This site includes seven education modules created by the Library of Congress. The material explores the impact of religious belief upon the founding of the American colonies, in the shaping of early American life and politics, and in forming the American Republic. Each period includes short commentaries discussing relevant features and includes books, manuscripts, letters, artwork, and music from the Library’s collections.
Altogether more than 200 items are featured in the exhibit. The exhibit appears to be based on scholarship of the late 1990s and has probably not been updated to take into account more recent work. However, its information appears similar to that in current college-level American history textbooks on many topics, while other topics are included that rarely make the general textbooks.
Type of Material:
Teachers could use in lecture development
Identify Major Learning Goals:
Student will gain an appreciation of the role religion played in the immigration to America. • Students will improve their contextual awareness of US history • Students will understand how religion impacted politics in early American History.
Target Student Population:
College (Lower division)
Prerequisite Knowledge or Skills:
Necessary concepts would include the Reformation (an understanding of the terms Protestant, nonconformist, and dissenter) and some knowledge of how different European religious groups differed on doctrine. A fairly high level of vocabulary is used on the site, so good reading skills are needed.
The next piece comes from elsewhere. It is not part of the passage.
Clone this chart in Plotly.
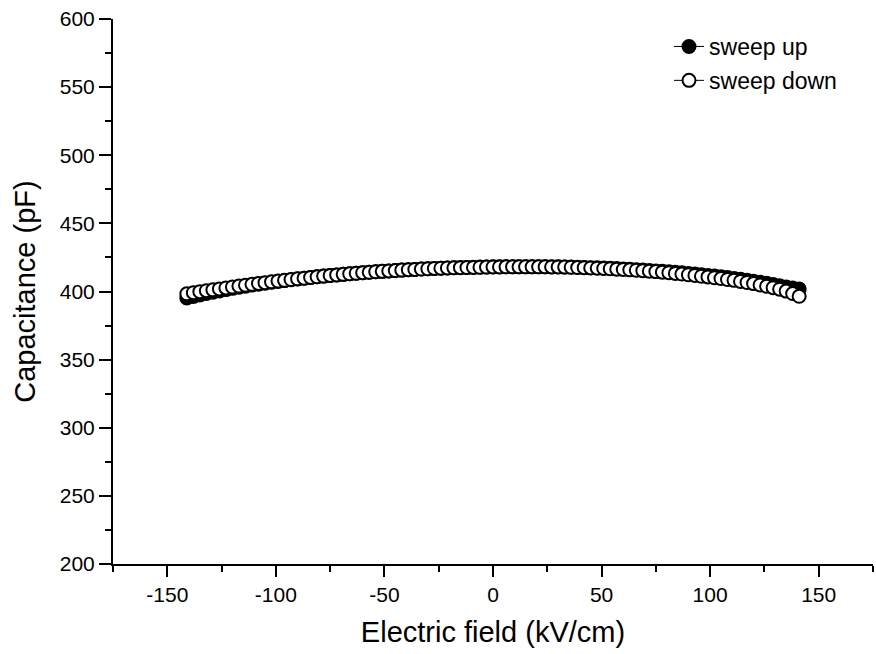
import plotly.graph_objects as go

# Electric field (kV/cm)
field = [-141, -138, -135, -132, -129, -126, -123, -120, -117, -114, -111, -108, -105, -102,
         -99, -96, -93, -90, -87, -84, -81, -78, -75, -72, -69, -66, -63, -60, -57, -54,
         -51, -48, -45, -42, -39, -36, -33, -30, -27, -24, -21, -18, -15, -12, -9, -6, -3,
         0, 3, 6, 9, 12, 15, 18, 21, 24, 27, 30, 33, 36, 39, 42, 45, 48, 51, 54, 57, 60,
         63, 66, 69, 72, 75, 78, 81, 84, 87, 90, 93, 96, 99, 102, 105, 108, 111, 114, 117,
         120, 123, 126, 129, 132, 135, 138, 141]

# Capacitance (pF), sweep up (filled circles)
cap_up = [395.3, 396.4, 397.5, 398.5, 399.5, 400.4, 401.4, 402.3, 403.1, 403.9, 404.7, 405.4,
          406.1, 406.8, 407.4, 408.0, 408.6, 409.2, 409.7, 410.3, 410.8, 411.3, 411.8, 412.2,
          412.6, 413.0, 413.4, 413.8, 414.1, 414.5, 414.8, 415.1, 415.4, 415.7, 416.0, 416.2,
          416.5, 416.7, 416.9, 417.1, 417.3, 417.5, 417.6, 417.7, 417.8, 417.9, 418.0, 418.1,
          418.1, 418.2, 418.2, 418.2, 418.2, 418.2, 418.2, 418.2, 418.1, 418.1, 418.0, 417.9,
          417.8, 417.7, 417.5, 417.4, 417.2, 417.0, 416.8, 416.6, 416.3, 416.0, 415.8, 415.5,
          415.1, 414.8, 414.5, 414.1, 413.7, 413.2, 412.8, 412.3, 411.8, 411.3, 410.8, 410.2,
          409.6, 409.0, 408.3, 407.5, 406.8, 406.0, 405.1, 404.2, 403.3, 402.5, 401.8]

# Capacitance (pF), sweep down (open circles)
cap_down = [398.3, 399.1, 399.9, 400.6, 401.2, 401.9, 402.6, 403.3, 404.0, 404.6, 405.3, 405.9,
            406.5, 407.1, 407.7, 408.2, 408.8, 409.3, 409.8, 410.3, 410.8, 411.3, 411.8, 412.2,
            412.6, 413.0, 413.4, 413.8, 414.1, 414.5, 414.8, 415.1, 415.4, 415.7, 416.0, 416.2,
            416.5, 416.7, 416.9, 417.1, 417.3, 417.4, 417.5, 417.6, 417.7, 417.8, 417.9, 418.0,
            418.0, 418.1, 418.1, 418.1, 418.1, 418.1, 418.1, 418.1, 418.0, 418.0, 417.9, 417.8,
            417.6, 417.5, 417.3, 417.1, 416.9, 416.7, 416.4, 416.2, 415.9, 415.6, 415.3, 414.9,
            414.6, 414.2, 413.8, 413.3, 412.8, 412.3, 411.8, 411.2, 410.7, 410.1, 409.5, 408.8,
            408.2, 407.4, 406.6, 405.8, 404.8, 403.8, 402.8, 401.7, 400.3, 398.5, 396.5]

x_ticks = [-150, -100, -50, 0, 50, 100, 150]
x_labels = ["-150", "-100", "-50", "0", "50", "100", "150"]
y_ticks = [200, 250, 300, 350, 400, 450, 500, 550, 600]
y_labels = ["200", "250", "300", "350", "400", "450", "500", "550", "600"]

FONT = "Liberation Sans, Arial, sans-serif"

fig = go.Figure()
fig.add_trace(go.Scatter(
    x=field, y=cap_up, mode="lines+markers", name="sweep up", legendgroup="up",
    line=dict(color="black", width=1),
    marker=dict(symbol="circle", size=13, color="black", line=dict(color="black", width=2)),
))
fig.add_trace(go.Scatter(
    x=field, y=cap_down, mode="lines+markers", name="sweep down", legendgroup="down",
    line=dict(color="black", width=1),
    marker=dict(symbol="circle", size=13, color="white", line=dict(color="black", width=2)),
))

fig.update_layout(
    width=876, height=654,
    margin=dict(l=113, r=3, t=19, b=90, autoexpand=False),
    paper_bgcolor="white", plot_bgcolor="white",
    font=dict(family=FONT, color="black"),
    showlegend=True,
    legend=dict(font=dict(family=FONT, size=23, color="black"),
                bgcolor="rgba(0,0,0,0)", xanchor="left", yanchor="top",
                x=0.7316, y=0.989, tracegroupgap=1),
    xaxis=dict(
        range=[-175, 175], tickvals=x_ticks, ticktext=x_labels,
        showline=True, linecolor="black", linewidth=2, mirror=False,
        ticks="outside", ticklen=11, tickwidth=2, tickcolor="black",
        minor=dict(dtick=25, tick0=-175, ticks="outside", ticklen=6, tickwidth=2, tickcolor="black"),
        showgrid=False, zeroline=False,
        tickfont=dict(family=FONT, size=21, color="black"),
        title=dict(text="Electric field (kV/cm)", font=dict(family=FONT, size=29, color="black"), standoff=16),
    ),
    yaxis=dict(
        range=[200, 600], tickvals=y_ticks, ticktext=y_labels,
        showline=True, linecolor="black", linewidth=2, mirror=False,
        ticks="outside", ticklen=12, tickwidth=2, tickcolor="black",
        minor=dict(dtick=25, tick0=200, ticks="outside", ticklen=6, tickwidth=2, tickcolor="black"),
        showgrid=False, zeroline=False,
        tickfont=dict(family=FONT, size=21, color="black"),
        title=dict(text="Capacitance (pF)", font=dict(family=FONT, size=29, color="black"), standoff=16),
    ),
)

fig.write_html("out.html", config={"displayModeBar": False},
               post_script="document.body.style.margin='0';")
Well written and easy to understand
Nice segmentation of eras
Good use of visual material to support commentaries
Some material has not been updated in several years
While the content is fairly wide-ranging and based on many primary sources, the authors of the exhibit do not provide any learning materials beyond the exhibit objects to aid teachers in using the materials, nor does it draw connections to modern debates about the role of religion in society and government.
Potential Effectiveness as a Teaching Tool
Teachers who are capable of creating their own learning objectives and activities could incorporate aspects of the site into their teaching in many ways. Those who have a solid foundation in American history would probably have the best success at this.
Assignments are not integrated into resource material
Designed as a resource and not a teaching module.
Lacks pre-study material to define a level of knowledge and skill needed to understand and appreciate the objects in the exhibit, no learning activities provided, and no online support for teachers or students.
Ease of Use for Both Students and Faculty
Highly intuitive design
Easy to use
Design is a bit uninspired
A few of the images of objects were not available when I accessed the site. However, in each case an icon appeared saying “This image is currently unavailable.”